My across the pond partners in crime Jane Smith and Nicola Morgan offered some very wise advice, and I’d like to make the same appeal on this side of the pond because the message has international appeal.
Your writing career is about creating balance. Over the past seven years, I’ve received thousands of query letters in varying states of disarray. Most, thankfully, were keyed into the right elements of professionalism. The rest…well…? It’s quickly apparent to an editor or agent when a writer is serious about their craft and when they’re just playing writer. And it starts with the query letter.
I’ve had the gamut – those that dared me to reject them because editors and agents are all asshats who couldn’t smell talent if it landed on their arrogant little noses, and others that begged and pleaded with me to read their work. Others have told me their book is going to “put your company on the map”/a surefire bestselling book/the most fantastic book I’ve ever read. There’s another group of writers who look at the query process as a lark and address their query letters “Hey, Ms. CrankyPants/Yo, Evil Red Pen Lady/Dear Beagle…all which result in instant death rejection. The last group takes me to task for daring to critique their writing in my rejection leter.

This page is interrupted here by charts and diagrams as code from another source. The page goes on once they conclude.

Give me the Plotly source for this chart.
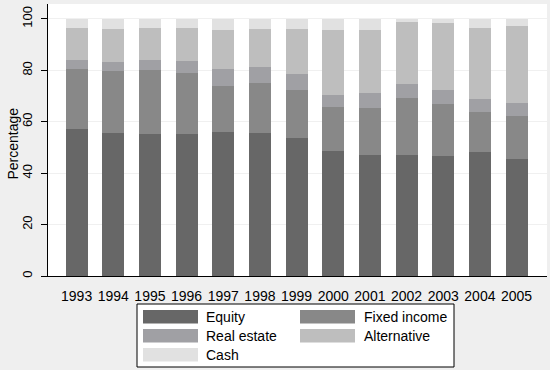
import plotly.graph_objects as go

years = [1993, 1994, 1995, 1996, 1997, 1998, 1999, 2000, 2001, 2002, 2003, 2004, 2005]
year_labels = [str(y) for y in years]
equity = [57.2, 55.6, 55.3, 55.3, 56.0, 55.6, 53.6, 48.6, 47.1, 47.1, 46.7, 48.2, 45.5]
fixed_income = [23.3, 24.2, 24.7, 23.7, 18.1, 19.5, 18.6, 17.0, 18.1, 22.2, 20.2, 15.7, 16.9]
real_estate = [3.7, 3.5, 4.2, 4.7, 6.4, 6.2, 6.4, 4.8, 6.0, 5.5, 5.6, 5.0, 4.8]
alternative = [12.4, 12.8, 12.3, 12.8, 15.2, 14.8, 17.5, 25.1, 24.3, 23.9, 26.1, 27.7, 30.2]
cash = [3.4, 3.9, 3.5, 3.5, 4.3, 3.9, 3.9, 4.5, 4.5, 1.3, 1.4, 3.4, 2.6]
tick_vals_y = [0, 20, 40, 60, 80, 100]

series = [
    ("Equity", equity, "#676767"),
    ("Fixed income", fixed_income, "#888888"),
    ("Real estate", real_estate, "#a0a0a4"),
    ("Alternative", alternative, "#bebebe"),
    ("Cash", cash, "#e1e1e1"),
]

FONT = "Liberation Sans, Arial, sans-serif"
W, H = 550, 370
L, R, T, B = 48, 547, 4, 276

fig = go.Figure()
for name, vals, col in series:
    fig.add_trace(go.Bar(x=years, y=vals, name=name, width=0.6,
                         marker=dict(color=col, line=dict(width=0)),
                         showlegend=False))

def px(x):
    return (x - L) / (R - L)

def py(y):
    return (B - y) / (B - T)

# custom legend
shapes = [dict(type="rect", xref="paper", yref="paper",
               x0=px(137), x1=px(454), y0=py(304), y1=py(367),
               line=dict(color="black", width=1), fillcolor="white", layer="above")]
annotations = [dict(xref="paper", yref="paper", x=px(12.5), y=py(144),
                    text="Percentage", showarrow=False, textangle=-90,
                    xanchor="center", yanchor="middle",
                    font=dict(family=FONT, size=14, color="black"))]
pos = [(143, 204, 310), (300, 362, 310), (143, 204, 329), (300, 362, 329), (143, 204, 348)]
for (name, vals, col), (sx, tx, sy) in zip(series, pos):
    shapes.append(dict(type="rect", xref="paper", yref="paper",
                       x0=px(sx), x1=px(sx + 55), y0=py(sy), y1=py(sy + 13.5),
                       line=dict(width=0), fillcolor=col, layer="above"))
    annotations.append(dict(xref="paper", yref="paper", x=px(tx), y=py(sy + 7),
                            text=name, showarrow=False, xanchor="left", yanchor="middle",
                            font=dict(family=FONT, size=14, color="black")))

fig.update_layout(
    width=W, height=H,
    barmode="stack",
    paper_bgcolor="#efefef",
    plot_bgcolor="white",
    margin=dict(l=L, r=W - R, t=T, b=H - B, pad=0, autoexpand=False),
    font=dict(family=FONT, size=13, color="black"),
    shapes=shapes,
    annotations=annotations,
    xaxis=dict(range=[1992.22, 2005.83], tickvals=years, ticktext=year_labels,
               showgrid=False, zeroline=False, showline=True, linecolor="black",
               linewidth=1, ticks="", ticklabelstandoff=7, automargin=False,
               tickfont=dict(family=FONT, size=14)),
    yaxis=dict(range=[0, 105.8], tickvals=tick_vals_y, tickangle=-90,
               showgrid=True, gridcolor="#f0f0f0", gridwidth=1,
               zeroline=False, showline=True, linecolor="black", linewidth=1,
               ticks="outside", ticklen=6, tickcolor="black", automargin=False,
               ticklabelstandoff=4,
               tickfont=dict(family=FONT, size=13)),
)

fig.write_html("out.html", config={"displayModeBar": False},
               post_script="document.body.style.margin='0';document.body.style.overflow='hidden';")
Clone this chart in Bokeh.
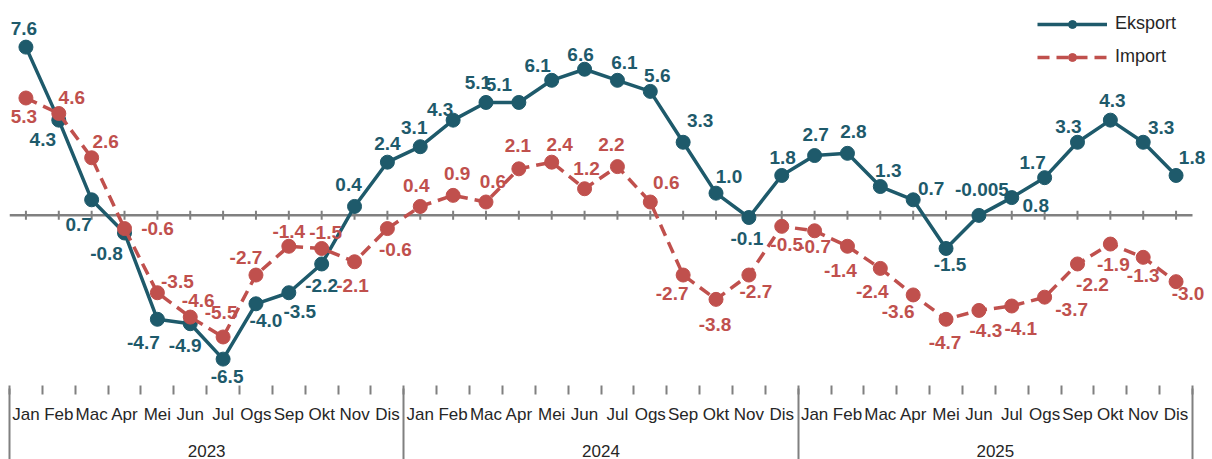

So what does all this say? Well, several things:
- If you don’t take yourself seriously, then who will?
- Taking yourself too seriously is bug repellent to editors.
- Treating your craft as a joke is a slap in the face to those whose lives are given over to producing great books.
- If you can’t handle being critiqued, then take up knitting.
It’s my 2011 wish for you to maintain a comfortable sense of who you are, what you’re writing, and whom you query. Never forget that writing success doesn’t come without it’s counter punch – rejection. Make it your intent to attain a measure of grace under fire, along with clarity and experience. Is your book simply not right for that editor, or are your literary grapes still green? Consider the possibilities, not the limitations.
And please, dear writers…always try to keep a lid on overreacting.